# start of Data section

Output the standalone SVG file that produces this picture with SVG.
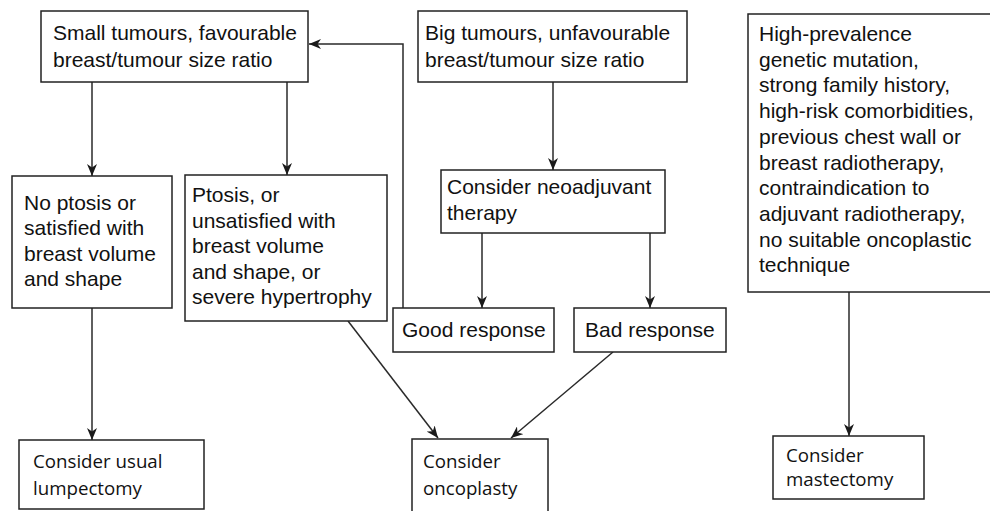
<svg xmlns="http://www.w3.org/2000/svg" width="990" height="511" viewBox="0 0 990 511">
  <defs>
    <marker id="arrow" markerUnits="userSpaceOnUse" markerWidth="12" markerHeight="10" refX="12" refY="5" orient="auto">
      <path d="M0,0 L12,5 L0,10 L3.5,5 z" fill="#1a1a1a"/>
    </marker>
  </defs>
  <style>
    .box { fill: #fff; stroke: #222; stroke-width: 1.5; }
    .t { font-family: "Liberation Sans", Arial, sans-serif; font-size: 21px; fill: #111; }
    .t2 { font-family: "Open Sans", "Noto Sans", sans-serif; font-size: 18.7px; fill: #111; }
    .edge { fill: none; stroke: #2a2a2a; stroke-width: 1.5; marker-end: url(#arrow); }
  </style>
  <rect width="990" height="511" fill="#fff"/>

  <g id="connectors">
    <path class="edge" d="M92,82 V176"/>
    <path class="edge" d="M287,82 V175"/>
    <path class="edge" d="M553,82 V170"/>
    <path class="edge" d="M482,233 V308"/>
    <path class="edge" d="M650,233 V308"/>
    <path class="edge" d="M403,308 V44 H309"/>
    <path class="edge" d="M92,308 V440"/>
    <path class="edge" d="M348,321 L438,438"/>
    <path class="edge" d="M613,352 L511,438"/>
    <path class="edge" d="M849,292 V436"/>
  </g>

  <g id="small-tumours">
    <rect class="box" x="41" y="11" width="267" height="71"/>
    <text class="t" x="53" y="40">Small tumours, favourable</text>
    <text class="t" x="53" y="67">breast/tumour size ratio</text>
  </g>

  <g id="big-tumours">
    <rect class="box" x="418" y="11" width="269" height="71"/>
    <text class="t" x="425" y="40">Big tumours, unfavourable</text>
    <text class="t" x="425" y="67">breast/tumour size ratio</text>
  </g>

  <g id="high-risk">
    <rect class="box" x="748" y="14" width="250" height="278"/>
    <text class="t" x="759" y="41">High-prevalence</text>
    <text class="t" x="759" y="66.7">genetic mutation,</text>
    <text class="t" x="759" y="92.4">strong family history,</text>
    <text class="t" x="759" y="118.1">high-risk comorbidities,</text>
    <text class="t" x="759" y="143.8">previous chest wall or</text>
    <text class="t" x="759" y="169.5">breast radiotherapy,</text>
    <text class="t" x="759" y="195.2">contraindication to</text>
    <text class="t" x="759" y="220.9">adjuvant radiotherapy,</text>
    <text class="t" x="759" y="246.6">no suitable oncoplastic</text>
    <text class="t" x="759" y="272.3">technique</text>
  </g>

  <g id="no-ptosis">
    <rect class="box" x="12" y="176" width="160" height="132"/>
    <text class="t" x="24" y="210">No ptosis or</text>
    <text class="t" x="24" y="235.3">satisfied with</text>
    <text class="t" x="24" y="260.6">breast volume</text>
    <text class="t" x="24" y="286">and shape</text>
  </g>

  <g id="ptosis">
    <rect class="box" x="185" y="175" width="202" height="146"/>
    <text class="t" x="192" y="202">Ptosis, or</text>
    <text class="t" x="192" y="227.5">unsatisfied with</text>
    <text class="t" x="192" y="253">breast volume</text>
    <text class="t" x="192" y="278.5">and shape, or</text>
    <text class="t" x="192" y="304">severe hypertrophy</text>
  </g>

  <g id="neoadjuvant">
    <rect class="box" x="441" y="170" width="224" height="63"/>
    <text class="t" x="447" y="194">Consider neoadjuvant</text>
    <text class="t" x="447" y="220">therapy</text>
  </g>

  <g id="good-response">
    <rect class="box" x="393" y="308" width="161" height="44"/>
    <text class="t" x="402" y="337">Good response</text>
  </g>

  <g id="bad-response">
    <rect class="box" x="574" y="308" width="152" height="44"/>
    <text class="t" x="585" y="337">Bad response</text>
  </g>

  <g id="lumpectomy">
    <rect class="box" x="19" y="440" width="185" height="69"/>
    <text class="t2" x="33" y="468">Consider usual</text>
    <text class="t2" x="33" y="495">lumpectomy</text>
  </g>

  <g id="oncoplasty">
    <rect class="box" x="412" y="439" width="136" height="80"/>
    <text class="t2" x="423" y="468">Consider</text>
    <text class="t2" x="423" y="495">oncoplasty</text>
  </g>

  <g id="mastectomy">
    <rect class="box" x="773" y="436" width="151" height="63"/>
    <text class="t2" x="786" y="462">Consider</text>
    <text class="t2" x="786" y="486">mastectomy</text>
  </g>
</svg>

# end of Data section

# Your goal
Every line of the data should be copied as it stands, without the images.

# Written solution
Output the standalone SVG file that produces this picture with SVG.
<svg xmlns="http://www.w3.org/2000/svg" width="990" height="511" viewBox="0 0 990 511">
  <defs>
    <marker id="arrow" markerUnits="userSpaceOnUse" markerWidth="12" markerHeight="10" refX="12" refY="5" orient="auto">
      <path d="M0,0 L12,5 L0,10 L3.5,5 z" fill="#1a1a1a"/>
    </marker>
  </defs>
  <style>
    .box { fill: #fff; stroke: #222; stroke-width: 1.5; }
    .t { font-family: "Liberation Sans", Arial, sans-serif; font-size: 21px; fill: #111; }
    .t2 { font-family: "Open Sans", "Noto Sans", sans-serif; font-size: 18.7px; fill: #111; }
    .edge { fill: none; stroke: #2a2a2a; stroke-width: 1.5; marker-end: url(#arrow); }
  </style>
  <rect width="990" height="511" fill="#fff"/>

  <g id="connectors">
    <path class="edge" d="M92,82 V176"/>
    <path class="edge" d="M287,82 V175"/>
    <path class="edge" d="M553,82 V170"/>
    <path class="edge" d="M482,233 V308"/>
    <path class="edge" d="M650,233 V308"/>
    <path class="edge" d="M403,308 V44 H309"/>
    <path class="edge" d="M92,308 V440"/>
    <path class="edge" d="M348,321 L438,438"/>
    <path class="edge" d="M613,352 L511,438"/>
    <path class="edge" d="M849,292 V436"/>
  </g>

  <g id="small-tumours">
    <rect class="box" x="41" y="11" width="267" height="71"/>
    <text class="t" x="53" y="40">Small tumours, favourable</text>
    <text class="t" x="53" y="67">breast/tumour size ratio</text>
  </g>

  <g id="big-tumours">
    <rect class="box" x="418" y="11" width="269" height="71"/>
    <text class="t" x="425" y="40">Big tumours, unfavourable</text>
    <text class="t" x="425" y="67">breast/tumour size ratio</text>
  </g>

  <g id="high-risk">
    <rect class="box" x="748" y="14" width="250" height="278"/>
    <text class="t" x="759" y="41">High-prevalence</text>
    <text class="t" x="759" y="66.7">genetic mutation,</text>
    <text class="t" x="759" y="92.4">strong family history,</text>
    <text class="t" x="759" y="118.1">high-risk comorbidities,</text>
    <text class="t" x="759" y="143.8">previous chest wall or</text>
    <text class="t" x="759" y="169.5">breast radiotherapy,</text>
    <text class="t" x="759" y="195.2">contraindication to</text>
    <text class="t" x="759" y="220.9">adjuvant radiotherapy,</text>
    <text class="t" x="759" y="246.6">no suitable oncoplastic</text>
    <text class="t" x="759" y="272.3">technique</text>
  </g>

  <g id="no-ptosis">
    <rect class="box" x="12" y="176" width="160" height="132"/>
    <text class="t" x="24" y="210">No ptosis or</text>
    <text class="t" x="24" y="235.3">satisfied with</text>
    <text class="t" x="24" y="260.6">breast volume</text>
    <text class="t" x="24" y="286">and shape</text>
  </g>

  <g id="ptosis">
    <rect class="box" x="185" y="175" width="202" height="146"/>
    <text class="t" x="192" y="202">Ptosis, or</text>
    <text class="t" x="192" y="227.5">unsatisfied with</text>
    <text class="t" x="192" y="253">breast volume</text>
    <text class="t" x="192" y="278.5">and shape, or</text>
    <text class="t" x="192" y="304">severe hypertrophy</text>
  </g>

  <g id="neoadjuvant">
    <rect class="box" x="441" y="170" width="224" height="63"/>
    <text class="t" x="447" y="194">Consider neoadjuvant</text>
    <text class="t" x="447" y="220">therapy</text>
  </g>

  <g id="good-response">
    <rect class="box" x="393" y="308" width="161" height="44"/>
    <text class="t" x="402" y="337">Good response</text>
  </g>

  <g id="bad-response">
    <rect class="box" x="574" y="308" width="152" height="44"/>
    <text class="t" x="585" y="337">Bad response</text>
  </g>

  <g id="lumpectomy">
    <rect class="box" x="19" y="440" width="185" height="69"/>
    <text class="t2" x="33" y="468">Consider usual</text>
    <text class="t2" x="33" y="495">lumpectomy</text>
  </g>

  <g id="oncoplasty">
    <rect class="box" x="412" y="439" width="136" height="80"/>
    <text class="t2" x="423" y="468">Consider</text>
    <text class="t2" x="423" y="495">oncoplasty</text>
  </g>

  <g id="mastectomy">
    <rect class="box" x="773" y="436" width="151" height="63"/>
    <text class="t2" x="786" y="462">Consider</text>
    <text class="t2" x="786" y="486">mastectomy</text>
  </g>
</svg>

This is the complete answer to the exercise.